From the Telegraph :
... the companies reached their objective with a combined strength of 40, plus 30 wounded; the Gurkhas were pinned down, also with heavy casualties, and there was little food or water. As the only medic present, and with no resources but a first aid haversack containing some bandages, a bit of morphia and scissors, Lance-Corporal Hazle became, in effect, the regimental medical officer, according to his regiment's history.
Working in cramped conditions under constant mortar fire and artillery bombardment, as the empty canisters from smoke bombs caused further casualties as they fell among them, Hazle fearlessly exposed himself to continual fire over six days, dressing wounds, and carrying out an amputation.
He was a stretcher bearer, not a qualified medic.

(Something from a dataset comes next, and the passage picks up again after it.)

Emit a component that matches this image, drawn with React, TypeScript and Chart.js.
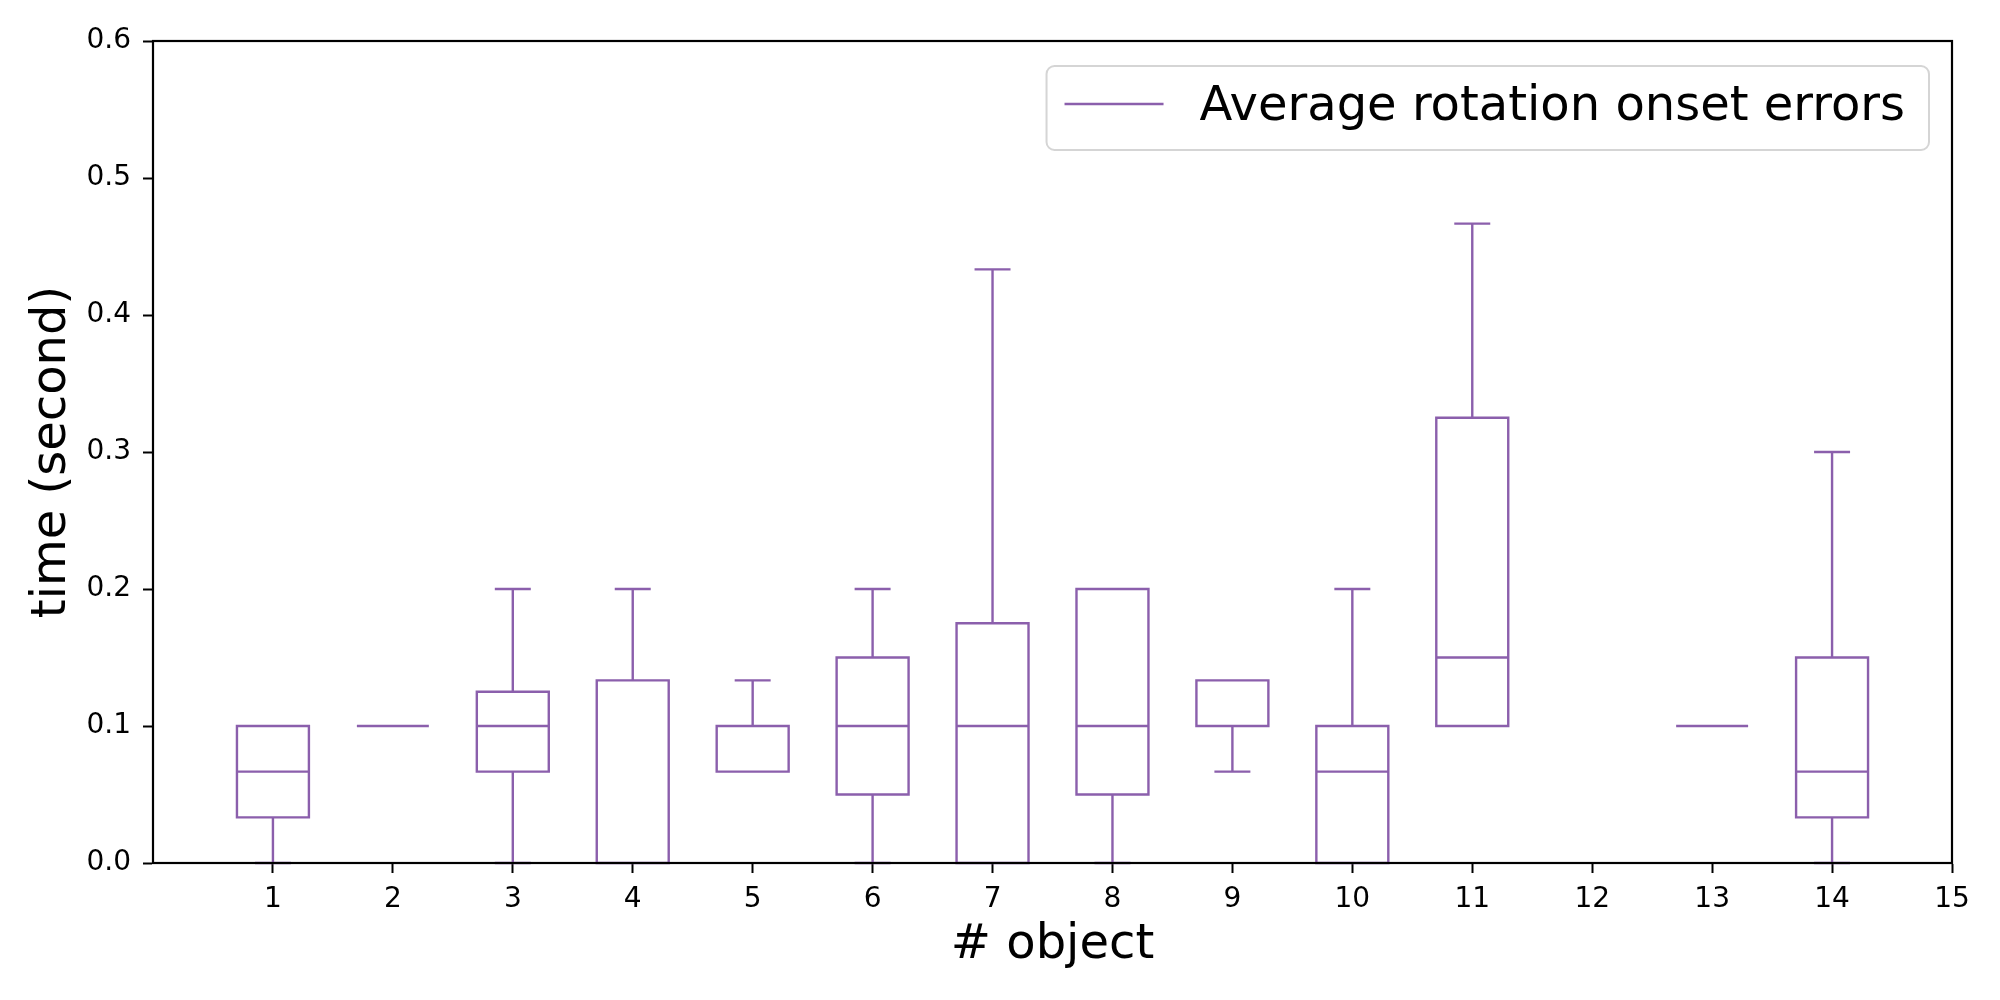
import React, { useEffect, useRef } from 'react';
import { Chart, registerables } from 'chart.js';

Chart.register(...registerables);

// box plot statistics per object (seconds); null = no data
const objects = [1, 2, 3, 4, 5, 6, 7, 8, 9, 10, 11, 12, 13, 14];
const whiskerLow = [0, 0.1, 0, 0, 0.0667, 0, 0, 0, 0.0667, 0, 0.1, null, 0.1, 0];
const q1 = [0.0333, 0.1, 0.0667, 0, 0.0667, 0.05, 0, 0.05, 0.1, 0, 0.1, null, 0.1, 0.0333];
const median = [0.0667, 0.1, 0.1, 0, 0.1, 0.1, 0.1, 0.1, 0.1, 0.0667, 0.15, null, 0.1, 0.0667];
const q3 = [0.1, 0.1, 0.125, 0.1333, 0.1, 0.15, 0.175, 0.2, 0.1333, 0.1, 0.325, null, 0.1, 0.15];
const whiskerHigh = [0.1, 0.1, 0.2, 0.2, 0.1333, 0.2, 0.4333, 0.2, 0.1333, 0.2, 0.4667, null, 0.1, 0.3];

const legendLabel = 'Average rotation onset errors';
const xTitle = '# object';
const yTitle = 'time (second)';

const PURPLE = '#8b5fac';
const FONT = "'DejaVu Sans', sans-serif";

const boxPlotPlugin = {
  id: 'boxPlot',
  afterDatasetsDraw(chart: any) {
    const { ctx, chartArea } = chart;
    const x = chart.scales.x;
    const y = chart.scales.y;

    ctx.save();
    ctx.strokeStyle = PURPLE;
    ctx.lineWidth = 2.4;
    objects.forEach((obj, i) => {
      if (q1[i] == null) return;
      const xl = x.getPixelForValue(obj - 0.3);
      const xr = x.getPixelForValue(obj + 0.3);
      const xc = x.getPixelForValue(obj);
      const cl = x.getPixelForValue(obj - 0.15);
      const cr = x.getPixelForValue(obj + 0.15);
      const yLo = y.getPixelForValue(whiskerLow[i]);
      const yQ1 = y.getPixelForValue(q1[i]);
      const yMed = y.getPixelForValue(median[i]);
      const yQ3 = y.getPixelForValue(q3[i]);
      const yHi = y.getPixelForValue(whiskerHigh[i]);

      ctx.beginPath();
      // whiskers + caps
      ctx.moveTo(xc, yQ1);
      ctx.lineTo(xc, yLo);
      ctx.moveTo(cl, yLo);
      ctx.lineTo(cr, yLo);
      ctx.moveTo(xc, yQ3);
      ctx.lineTo(xc, yHi);
      ctx.moveTo(cl, yHi);
      ctx.lineTo(cr, yHi);
      // box
      ctx.moveTo(xl, yQ1);
      ctx.lineTo(xr, yQ1);
      ctx.lineTo(xr, yQ3);
      ctx.lineTo(xl, yQ3);
      ctx.closePath();
      // median
      ctx.moveTo(xl, yMed);
      ctx.lineTo(xr, yMed);
      ctx.stroke();
    });

    // frame on top, like matplotlib spines
    ctx.strokeStyle = '#000';
    ctx.lineWidth = 2.2;
    ctx.strokeRect(chartArea.left, chartArea.top, chartArea.right - chartArea.left, chartArea.bottom - chartArea.top);

    // legend inside the plot, upper right
    const label = chart.data.datasets[0].label;
    ctx.font = `48px ${FONT}`;
    const tw = ctx.measureText(label).width;
    const right = chartArea.right - 23;
    const top = chartArea.top + 25;
    const w = 18 + 99 + 36 + tw + 24;
    const h = 84;
    const left = right - w;
    ctx.beginPath();
    ctx.roundRect(left, top, w, h, 8);
    ctx.fillStyle = 'rgba(255,255,255,0.8)';
    ctx.fill();
    ctx.strokeStyle = '#d5d5d5';
    ctx.lineWidth = 2;
    ctx.stroke();

    ctx.beginPath();
    ctx.strokeStyle = chart.data.datasets[0].borderColor;
    ctx.lineWidth = 2.4;
    ctx.moveTo(left + 18, top + 38);
    ctx.lineTo(left + 117, top + 38);
    ctx.stroke();

    ctx.fillStyle = '#000';
    ctx.textAlign = 'left';
    ctx.textBaseline = 'alphabetic';
    ctx.fillText(label, left + 153, top + 54);
    ctx.restore();
  },
};

const BoxChart: React.FC = () => {
  const chartRef = useRef<HTMLCanvasElement>(null);
  const chartInstance = useRef<Chart>();

  useEffect(() => {
    if (chartRef.current) {
      chartInstance.current = new Chart(chartRef.current, {
        type: 'scatter',
        data: {
          datasets: [{ label: legendLabel, data: [], borderColor: PURPLE, backgroundColor: PURPLE }],
        },
        options: {
          animation: false,
          responsive: true,
          maintainAspectRatio: false,
          layout: { padding: { top: 41, right: 48, left: 0, bottom: 0 } },
          plugins: { legend: { display: false }, tooltip: { enabled: false } },
          scales: {
            x: {
              type: 'linear',
              min: 0,
              max: 15,
              afterBuildTicks: (scale: any) => {
                scale.ticks = scale.ticks.filter((t: any) => t.value !== 0);
              },
              afterFit: (scale: any) => {
                scale.height = 137;
              },
              ticks: {
                stepSize: 1,
                color: '#000',
                padding: 10,
                font: { family: FONT, size: 28 },
                callback: (v: any) => String(v),
              },
              grid: { drawOnChartArea: false, drawTicks: true, tickLength: 10, tickWidth: 2, tickColor: '#000' },
              border: { display: true, color: '#000', width: 2 },
              title: { display: true, text: xTitle, color: '#000', font: { family: FONT, size: 48 }, padding: { top: 0, bottom: 26 } },
            },
            y: {
              type: 'linear',
              min: 0,
              max: 0.6,
              afterFit: (scale: any) => {
                scale.width = 153;
              },
              ticks: {
                stepSize: 0.1,
                color: '#000',
                padding: 12,
                font: { family: FONT, size: 28 },
                callback: (v: any) => Number(v).toFixed(1),
              },
              grid: { drawOnChartArea: false, drawTicks: true, tickLength: 10, tickWidth: 2, tickColor: '#000' },
              border: { display: true, color: '#000', width: 2 },
              title: { display: true, text: yTitle, color: '#000', font: { family: FONT, size: 48 }, padding: { top: 24, bottom: 0 } },
            },
          },
        },
        plugins: [boxPlotPlugin],
      });
    }

    return () => {
      if (chartInstance.current) {
        chartInstance.current.destroy();
      }
    };
  }, []);

  return <canvas ref={chartRef} />;
};

export default function App() {
  return (
    <div style={{ position: 'fixed', left: 0, top: 0, width: 2000, height: 1000, background: '#fff' }}>
      <BoxChart />
    </div>
  );
}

And that was "Nutty" Hazle's second DCM. The first was awarded for continuing to treat wounded of the 5th Indian Division despite having half his face shot away.
Picture from the Times obit.
There's a line in Solzhenitsyn's novel August 1914, in which the author regrets that so few photographs exist of the conscripts. I paraphrase :
"There are no photographs of them, and this is all the more regrettable because since then the composition of our nation has changed, faces have changed and no lens will ever rediscover those honest, trusting eyes, those placid, bearded faces, those relaxed and unselfish expressions. Our whole national character has changed since then."
The Brits of 1939 weren't at all like Russian peasants. But I know what he meant, and feel the same regret at the passing of the last heroic generation of Britons, none of whom would ever have described themselves as such.